My little twin 2 has reflux and is on gaviscon but I don't think it's working as well ad it did. I am just wondering what position is best for her when she is vomiting? She gets such a fright when it happens and  lies there while it comes out covering her poor face, she doesn't seem to turn her head to side at all. I rush in and pick her up but what is best way to hold her? Am so afraid she will swallow some back or inhale some of it trying to breathe? Am sorry for the stupid question, just am so upset about the poor wee thing today.


----------



## nichub

Hi, I can understand your upset and your concern about choking, if you have her in your arms already just sit her up, if she is lay down then just turn her to her side so it dribbles out of her mouth but don't leave her on her side obviously, if you don't feel that gaviscon is working well there are other options of medicines she can have so it might be worth popping down to your gp to see if they will prescribe an alternative to try

Hope this is helpful

Let me know if I can help any further 

Nic


----------



## wanabemum

Thanks very much nic.
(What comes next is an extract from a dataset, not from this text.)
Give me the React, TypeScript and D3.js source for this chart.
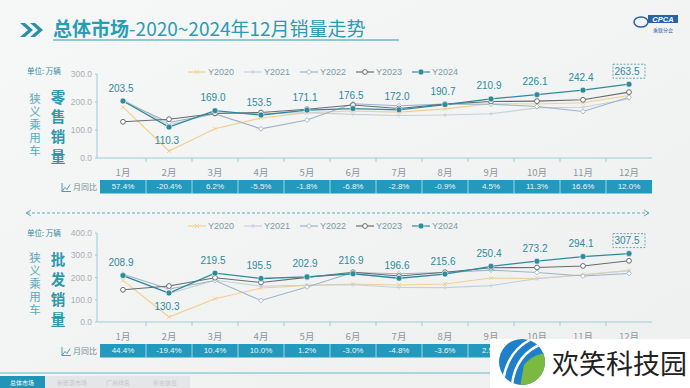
import React from 'react';
import * as d3 from 'd3';

const months = ['1月','2月','3月','4月','5月','6月','7月','8月','9月','10月','11月','12月'];
const seriesNames = ['Y2020','Y2021','Y2022','Y2023','Y2024'];

const retail2020 = [181.5,25.1,104.8,143.1,162.1,168.1,164.0,175.6,194.0,192.6,197.1,223.2];
const retail2021 = [208.8,117.7,161.2,158.0,162.1,155.8,151.8,153.5,157.9,178.9,181.2,210.6];
const retail2022 = [202.5,126.9,157.6,104.2,135.4,194.0,186.7,192.5,192.2,183.9,165.9,216.8];
const retail2023 = [129.3,138.6,159.1,162.4,174.2,189.4,177.0,192.4,201.8,203.1,207.9,235.3];
const retail2024 = [203.5,110.3,169.0,153.5,171.1,176.5,172.0,190.7,210.9,226.1,242.4,263.5];
const retailYoY = ['57.4%','-20.4%','6.2%','-5.5%','-1.8%','-6.8%','-2.8%','-0.9%','4.5%','11.3%','16.6%','12.0%'];
const retailTicks = [0,100,200,300];

const whole2020 = [187.0,22.4,104.6,152.5,164.4,170.9,166.4,171.0,197.9,195.6,212.0,232.2];
const whole2021 = [209.4,127.6,187.9,160.9,165.2,167.2,155.0,154.4,163.5,194.9,212.4,230.0];
const whole2022 = [214.7,148.1,186.3,96.5,157.6,222.2,217.0,222.8,233.3,222.8,206.6,218.0];
const whole2023 = [144.7,161.7,198.8,177.7,200.5,223.6,206.5,223.7,244.0,245.0,252.0,275.0];
const whole2024 = [208.9,130.3,219.5,195.5,202.9,216.9,196.6,215.6,250.4,273.2,294.1,307.5];
// cells after 9月 are hidden under the watermark in the reference
const wholeYoY = ['44.4%','-19.4%','10.4%','10.0%','1.2%','-3.0%','-4.8%','-3.6%','2.5%','','',''];
const wholeTicks = [0,100,200,300,400];

const colors = ['#f2cf8e','#c6d0da','#9fb3c6','#686c70','#2f8a9c'];
const TEAL = '#2f8a9c';
const CJK = '"Noto Sans CJK SC", "Noto Sans", sans-serif';
const NUM = '"Liberation Sans", Arial, sans-serif';

const x = d3.scaleBand<string>().domain(months).range([100, 652]);
const cx = (m: string) => (x(m) as number) + x.bandwidth() / 2;

function Marker({ kind, px, py, color }: { kind: number; px: number; py: number; color: string }) {
  if (kind === 4) return <circle cx={px} cy={py} r={3} fill={color} stroke="#fff" strokeWidth={0.6} />;
  if (kind === 3) return <circle cx={px} cy={py} r={2.4} fill="#fff" stroke={color} strokeWidth={1} />;
  if (kind === 2) return <path d={`M${px},${py - 2.4}L${px + 2.4},${py}L${px},${py + 2.4}L${px - 2.4},${py}Z`} fill="#fff" stroke={color} strokeWidth={0.9} />;
  if (kind === 0) return <path d={`M${px - 2},${py - 2}L${px + 2},${py + 2}M${px - 2},${py + 2}L${px + 2},${py - 2}`} stroke={color} strokeWidth={0.9} />;
  return <path d={`M${px - 2},${py}L${px + 2},${py}M${px},${py - 2}L${px},${py + 2}`} stroke={color} strokeWidth={0.9} />;
}

function Panel({ data, yoy, ticks, yMax, y0, y1, legendY, unitY, title, sideTop, titleYs }:
  { data: number[][]; yoy: string[]; ticks: number[]; yMax: number; y0: number; y1: number; legendY: number; unitY: number; title: string; sideTop: number; titleYs: [number, number] }) {
  const y = d3.scaleLinear().domain([0, yMax]).range([y0, y1]);
  const line = d3.line<number>().x((_, i) => cx(months[i])).y(d => y(d));
  const last = data[4];
  const tt = title.split('');
  const rowTop = y0 + 22;
  const rowH = 13.5;
  return (
    <g>
      <text x={27} y={unitY} fontSize={7.5} fill={TEAL} fontFamily={CJK}>单位: 万辆</text>
      <text x={35} y={sideTop} fontSize={11.5} fill="#5aaabb" fontFamily={CJK}
        style={{ writingMode: 'vertical-rl', letterSpacing: '1.5px' } as React.CSSProperties}>狭义乘用车</text>
      {tt.map((c, i) => (
        <text key={i} x={58} y={titleYs[0] + i * (titleYs[1] - titleYs[0]) / 3} fontSize={14.5} fontWeight={700} fill="#2d97ab" textAnchor="middle" dominantBaseline="central" fontFamily={CJK}>{c}</text>
      ))}
      {seriesNames.map((n, i) => {
        const lx = 188 + i * 56;
        return (
          <g key={n}>
            <line x1={lx} x2={lx + 18} y1={legendY} y2={legendY} stroke={colors[i]} strokeWidth={1.2} />
            <Marker kind={i} px={lx + 9} py={legendY} color={colors[i]} />
            <text x={lx + 20} y={legendY} dominantBaseline="central" fontSize={9} fill="#7c9aa6" fontFamily={NUM}>{n}</text>
          </g>
        );
      })}
      <line x1={97} x2={97} y1={y(yMax)} y2={y0} stroke="#9ccbd6" strokeWidth={1} />
      {ticks.map(t => (
        <g key={t}>
          <line x1={95} x2={97} y1={y(t)} y2={y(t)} stroke="#9ccbd6" />
          <text x={92} y={y(t)} textAnchor="end" dominantBaseline="central" fontSize={8.5} fill="#a9b0b4" fontFamily={NUM}>{t.toFixed(1)}</text>
        </g>
      ))}
      <line x1={97} x2={652} y1={y0} y2={y0} stroke="#9ccbd6" strokeWidth={1} />
      {months.map((m, i) => (
        <g key={m}>
          {i > 0 && <line x1={x(m)} x2={x(m)} y1={y0} y2={y0 + 4} stroke="#9ccbd6" />}
          <text x={cx(m)} y={y0 + 14} textAnchor="middle" dominantBaseline="central" fontSize={9.5} fill="#8c969b" fontFamily={CJK}>{m}</text>
        </g>
      ))}
      {data.map((s, k) => (
        <path key={k} d={line(s) as string} fill="none" stroke={colors[k]} strokeWidth={k === 4 ? 1.3 : 1.1} />
      ))}
      {data.map((s, k) => s.map((v, i) => (
        <Marker key={`${k}-${i}`} kind={k} px={cx(months[i])} py={y(v)} color={colors[k]} />
      )))}
      {last.map((v, i) => {
        const px = cx(months[i]);
        const below = i === 1;
        const ly = below ? y(v) + 13 : y(v) - 13;
        return (
          <g key={i}>
            {i === 11 && <rect x={px - 16} y={ly - 7} width={32} height={14} fill="none" stroke={TEAL} strokeWidth={0.7} strokeDasharray="2,1.5" />}
            <text x={px - 2} y={ly} textAnchor="middle" dominantBaseline="central" fontSize={10} fill={TEAL} fontFamily={NUM}>{v.toFixed(1)}</text>
          </g>
        );
      })}
      <path d={`M62,${rowTop + rowH - 2}l3,-4l2,2l3,-5 M62,${rowTop + rowH - 2}h9 M62,${rowTop + 3}v${rowH - 5}`} stroke="#4a8fa6" strokeWidth={0.9} fill="none" />
      <text x={73} y={rowTop + rowH / 2} dominantBaseline="central" fontSize={8} fill="#7a8e96" fontFamily={CJK}>月同比</text>
      <rect x={100} y={rowTop} width={552} height={rowH} fill="#2399bd" />
      {months.map((m, i) => (
        <g key={m}>
          {i > 0 && <line x1={x(m)} x2={x(m)} y1={rowTop} y2={rowTop + rowH} stroke="#bfe6f0" strokeWidth={0.8} />}
          {yoy[i] && <text x={cx(m)} y={rowTop + rowH / 2} textAnchor="middle" dominantBaseline="central" fontSize={8} fill="#e8f6fa" fontFamily={NUM}>{yoy[i]}</text>}
        </g>
      ))}
    </g>
  );
}

export default function App() {
  return (
    <svg width={690} height={388} viewBox="0 0 690 388" style={{ position: 'absolute', left: 0, top: 0, display: 'block' }}>
      <defs>
        <linearGradient id="bg" x1="0" y1="0" x2="1" y2="1">
          <stop offset="0" stopColor="#f6f7f7" />
          <stop offset="1" stopColor="#eef0f0" />
        </linearGradient>
        <clipPath id="wm"><circle cx={522} cy={362} r={23} /></clipPath>
      </defs>
      <rect width={690} height={388} fill="url(#bg)" />
      <path d="M20,23 L28,30 L20,37 L25,37 L33,30 L25,23Z M30,23 L38,30 L30,37 L35,37 L43,30 L35,23Z" fill="#2a8fa6" />
      <text x={53} y={36} fontSize={19} fill="#2a9cb4" fontFamily={CJK}>
        <tspan fontWeight={700}>总体市场</tspan><tspan>-2020~2024年12月销量走势</tspan>
      </text>
      <line x1={53} x2={399} y1={40} y2={40} stroke="#2a9cb4" strokeWidth={1.2} />
      <g>
        <ellipse cx={641} cy={22} rx={7} ry={5} fill="none" stroke="#2b5fa8" strokeWidth={1.5} />
        <rect x={648} y={15} width={30} height={8} fill="#2b5fa8" />
        <text x={663} y={19.5} textAnchor="middle" dominantBaseline="central" fontSize={7.5} fontWeight={700} fontStyle="italic" fill="#fff" fontFamily={NUM}>CPCA</text>
        <text x={663} y={29} textAnchor="middle" dominantBaseline="central" fontSize={5} fill="#2b5fa8" fontFamily={CJK}>乘联分会</text>
      </g>
      <Panel data={[retail2020, retail2021, retail2022, retail2023, retail2024]} yoy={retailYoY} ticks={retailTicks} yMax={300} y0={158} y1={74}
        legendY={72} unitY={74} title="零售销量" sideTop={93} titleYs={[96, 155]} />
      <line x1={27} x2={648} y1={213} y2={213} stroke="#3d9bb0" strokeWidth={0.8} strokeDasharray="3,2" />
      <path d="M31,210 L26,213 L31,216 M644,210 L649,213 L644,216" fill="none" stroke="#3d9bb0" strokeWidth={0.8} />
      <Panel data={[whole2020, whole2021, whole2022, whole2023, whole2024]} yoy={wholeYoY} ticks={wholeTicks} yMax={400} y0={322} y1={233}
        legendY={226} unitY={236} title="批发销量" sideTop={252} titleYs={[258, 318]} />
      <line x1={0} x2={500} y1={373} y2={373} stroke="#6bb7c9" strokeWidth={1} />
      <rect x={0} y={376} width={45} height={12} fill="#2195b6" />
      <text x={22} y={382} textAnchor="middle" dominantBaseline="central" fontSize={6} fill="#fff" fontFamily={CJK}>总体市场</text>
      <rect x={45} y={376} width={145} height={12} fill="#e4e6e7" />
      <text x={72} y={382} textAnchor="middle" dominantBaseline="central" fontSize={6} fill="#c4c8ca" fontFamily={CJK}>新能源市场</text>
      <text x={118} y={382} textAnchor="middle" dominantBaseline="central" fontSize={6} fill="#c4c8ca" fontFamily={CJK}>厂商排名</text>
      <text x={165} y={382} textAnchor="middle" dominantBaseline="central" fontSize={6} fill="#c4c8ca" fontFamily={CJK}>补充信息</text>
      <rect x={490} y={339} width={200} height={49} fill="#ffffff" />
      <g clipPath="url(#wm)">
        <rect x={499} y={339} width={46} height={46} fill="#1f7fc8" />
        <path d="M518,337 C540,341 548,353 548,363 L548,337Z" fill="#e58a3c" />
        <path d="M524,365 C530,357 540,353 548,353 L548,387 L520,387Z" fill="#7ab942" />
        <path d="M503,381 C506,361 516,345 536,337" fill="none" stroke="#fff" strokeWidth={2.5} />
        <path d="M512,385 C514,367 522,351 544,343" fill="none" stroke="#fff" strokeWidth={2.5} />
      </g>
      <text x={552} y={362} dominantBaseline="central" fontSize={27} fill="#222" fontFamily={CJK}>欢笑科技园</text>
    </svg>
  );
}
Appreciate your reply. We are seeing a paediatrician in next few weeks so will talk about different meds then. I get such a fright seeing her vomiting lying down I picked her up but should have turned her to the side as you advised so know for the future what to do so thank you. Thanks for your kind reply. 
Xx


----------



## nichub

No probs let me know if there is any thing else I can help with

Nic


----------